2

Sep

2010

Digital + Print

McPaper Goes Leaner, Meaner and Mobile

Before USA Today became the nation’s largest newspaper, it was called McPaper. The daily’s colorful design and short McNuggets of content begged the comparison to a fast food version of the news. In 2007 when the paper celebrated its 25th anniversary, circulation hit 2.3 million and USA Today had out-grown the criticism.  Other papers scrambled to replicate its punchy coverage, its use of color, its circulation and advertising success.

Today, the Wall Street Journal is the nation’s largest paper (circulation 2.09 million) and USA Today’s readership has shrunk to 1.83 million and its ad pages have dwindled by 50% since 2006. Struggling like everyone else in the media industry to reinvent itself, the Gannett flagship announced this week that it was laying off 130 people and reorganizing its operations to focus more on digital delivery and mobile applications.

In our interview with Jeff Webber, senior vice president and publisher of USAToday.com,  he said that the entire company was becoming more digitally focused. He also talked about the “innovation group” that spends most of its time looking at the future and positioning the company to move in the right direction.

Obviously, USA Today has suffered the same challenges as the rest of print media, especially newspapers. Layoffs are certainly epidemic in the industry. Unlike The Tribune Company, however, Gannett and USA Today are still solvent and have decided that the right direction is mobility, making content portable and therefore creating a new revenue stream.

The Tribune’s thinking on a new direction leaked this week. A glossy, over-sized newspaper called Five Star will be offered at a $5 premium to Chicago Tribune subscribers on Sunday. The antithesis of portable and mobile, Five Star will feature long-form journalism on full broadsheet-sized paper stock and in multiple sections. The dummy that leaked to the press carried no ads.

This all has echoes of the high tech-high touch conversations we used to have in the early days of e-commerce. People will still like to go shopping. People will still want handcrafted items in a machine-made era. People will still want unique rather than mass.
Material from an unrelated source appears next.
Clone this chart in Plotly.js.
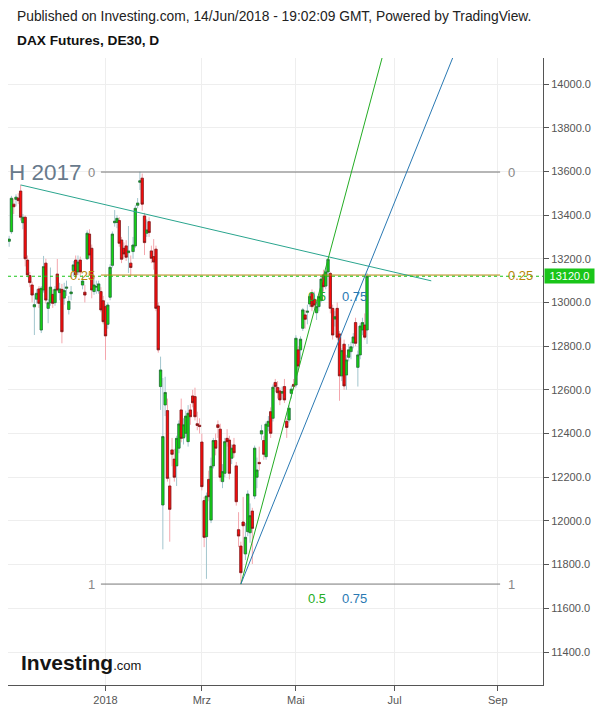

One thing the explosion of digital media has taught us, however, is that it’s impossible to say what people will want. The only person with a good track record on predicting that is Steve Jobs. What people will certainly want is high quality content in multiple formats. Based on that, both the USA Today idea and the Tribune idea have merit. They exist at opposite ends of the spectrum and either or both may work.

There is something counter-intuitive but appealing about Five Star. It’s a risky move to go against the grain rather than with it, to go into a high quality print product when the rest of the world is moving to digital. It will be unfortunate if the Tribune’s idea fails because of the company’s financial situation (ref our interview with Greg Burns, senior business and economics correspondent for the Chicago Tribune and a member of its editorial board)  rather than the successful execution of a format that returns the paper to its roots of in-depth coverage of Chicago.

Gannett has deeper pockets than the Tribune and a better track record with digital formats that should enable it to pull off what it intends. The question for USA Today is whether the portability factor will give them enough to sell to make up for the shortfall in every other part of their business model.